Sarah Sheen, CIPFA’s standard setting manager, said: “CIPFA is of the view that statutory overrides should only be used in circumstances where there is particular local government context or where IFRS as implemented in the code leads to perverse outcomes.”

Sheen suggested that this was unlikely to be the case for the implementation of IFRS 9 for pooled investments in the long term.

Oliver Simms, the ICAEW’s manager for audit and assurance, added: “We do not believe there is a case for local authorities diverting from the highest standards in their reporting of investments in pooled funds as local authorities are investing in the same type of instruments as professional investors.

“We share CIPFA’s view that removing the IFRS 9 override as soon as practical would help local authorities improve their financial and risk management by ensuring that the financial impacts of pooled fund investments are transparently reported.”

S151s ‘prefer permanent override’

The issue has proved controversial, with two treasurer societies – the Society of County Treasurers (SCT) and the Society of District Council Treasurers – calling for the override to be made permanent.

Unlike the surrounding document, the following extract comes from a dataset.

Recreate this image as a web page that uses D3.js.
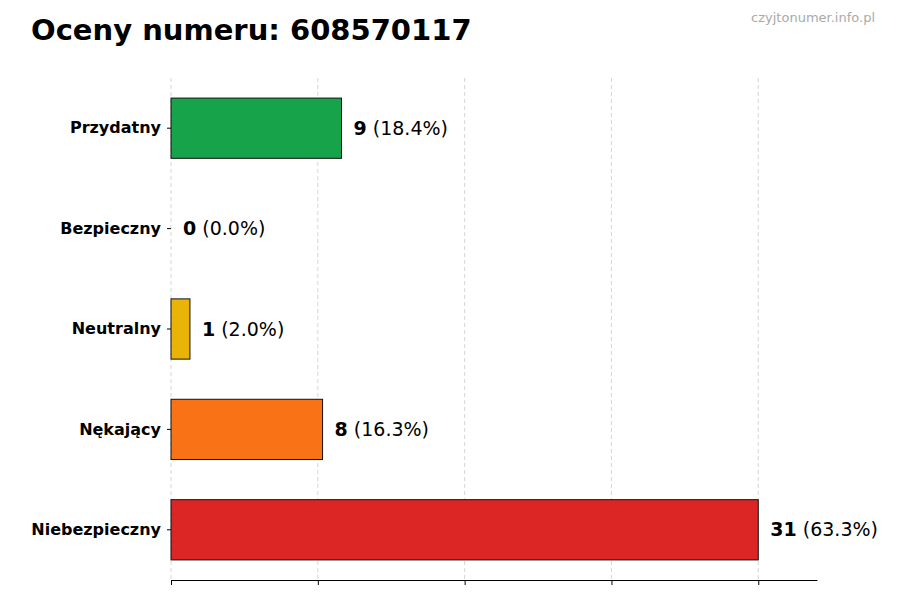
<!DOCTYPE html>
<html><head><meta charset="utf-8">
<script src="https://cdn.jsdelivr.net/npm/d3@7"></script>
<style>body{margin:0;background:#fff;font-family:"DejaVu Sans",sans-serif;}</style>
</head><body><div id="chart"></div>
<script>
const categories = ["Przydatny", "Bezpieczny", "Neutralny", "Nękający", "Niebezpieczny"];
const counts = [9, 0, 1, 8, 31];
const percents = ["18.4%", "0.0%", "2.0%", "16.3%", "63.3%"];
const colors = ["#16a34a", "#15803d", "#eab308", "#f97316", "#dc2626"];

const width = 900, height = 600;
const margin = { top: 78, right: 83, bottom: 20, left: 171 };
const innerW = width - margin.left - margin.right;
const innerH = 580 - margin.top;

const svg = d3.select("#chart").append("svg")
    .attr("width", width).attr("height", height);

svg.append("text").attr("x", 31).attr("y", 40)
    .attr("font-size", 29).attr("font-weight", "bold").text("Oceny numeru: 608570117");
svg.append("text").attr("x", 875).attr("y", 22).attr("text-anchor", "end")
    .attr("font-size", 13).attr("fill", "#aaa").text("czyjtonumer.info.pl");

const g = svg.append("g").attr("transform", "translate(" + margin.left + "," + margin.top + ")");

const maxV = d3.max(counts);
const x = d3.scaleLinear().domain([0, maxV * 1.1]).range([0, innerW]);
const y = d3.scaleBand().domain(categories).range([0, innerH]).paddingInner(0.4).paddingOuter(0.2);

const ticks = d3.range(5).map(i => maxV * i / 4);
g.selectAll(".grid").data(ticks).enter().append("line")
    .attr("x1", d => x(d)).attr("x2", d => x(d))
    .attr("y1", 0).attr("y2", innerH)
    .attr("stroke", "#ccc").attr("stroke-dasharray", "4,3").attr("stroke-width", 0.8);

const xAxis = g.append("g").attr("transform", "translate(0," + innerH + ")")
    .call(d3.axisBottom(x).tickValues(ticks).tickFormat("").tickSize(5).tickSizeOuter(0));
xAxis.select(".domain").attr("stroke", "#000");

const yAxis = g.append("g").call(d3.axisLeft(y).tickSize(4).tickPadding(6));
yAxis.select(".domain").remove();
yAxis.selectAll("text").attr("font-size", 16).attr("font-weight", "bold")
    .attr("font-family", "DejaVu Sans").attr("fill", "#000");

g.selectAll(".bar").data(categories).enter().append("rect")
    .attr("x", 0).attr("y", d => y(d))
    .attr("width", (d, i) => x(counts[i])).attr("height", y.bandwidth())
    .attr("fill", (d, i) => colors[i]).attr("stroke", "#111").attr("stroke-width", 1);

const lbl = g.selectAll(".lbl").data(categories).enter().append("text")
    .attr("x", (d, i) => x(counts[i]) + 12)
    .attr("y", d => y(d) + y.bandwidth() / 2)
    .attr("dy", "0.35em").attr("font-size", 19);
lbl.append("tspan").attr("font-weight", "bold").text((d, i) => counts[i]);
lbl.append("tspan").text((d, i) => " (" + percents[i] + ")");
</script></body></html>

Speaking to Room151 earlier this year, Chris Tambini, SCT president, said that the override had protected councils from volatile market movements. “We would welcome some certainty on this, so rather than another time-limited extension, we would support a permanent extension.”

A survey conducted by Room151 in May 2022 also found that treasury managers and section 151 officers were in favour of the IFRS 9 statutory override being made permanent. Sixty-eight percent of respondents supported this approach, while 19% thought it should be extended.

Local authorities are not required to take fair value gains and losses on directly held bond, equity and property investments to their general fund, so we do not see the argument for taking a different approach with similar investments held via pooled funds.

‘Purist’ accounting approach

David Green, strategic director at treasury advisers Arlingclose, told Room151 that the pooled fund override was correcting an anomaly rather than creating one as suggested by CIPFA and the ICAEW.

“Local authorities are not required to take fair value gains and losses on directly held bond, equity and property investments to their general fund, so we do not see the argument for taking a different approach with similar investments held via pooled funds. The end of the override may incentivise direct investment, meaning authorities lose the benefits of diversification and expert fund management that come with pooled funds,” he said.

“Local authority accounts are full of statutory overrides and adjustments, including for depreciation, MRP, capital receipts, pension liabilities, holiday pay, premiums and discounts, soft loans and many more. Will CIPFA’s closer working with ICAEW see a more purist accounting view adopted in these areas too?”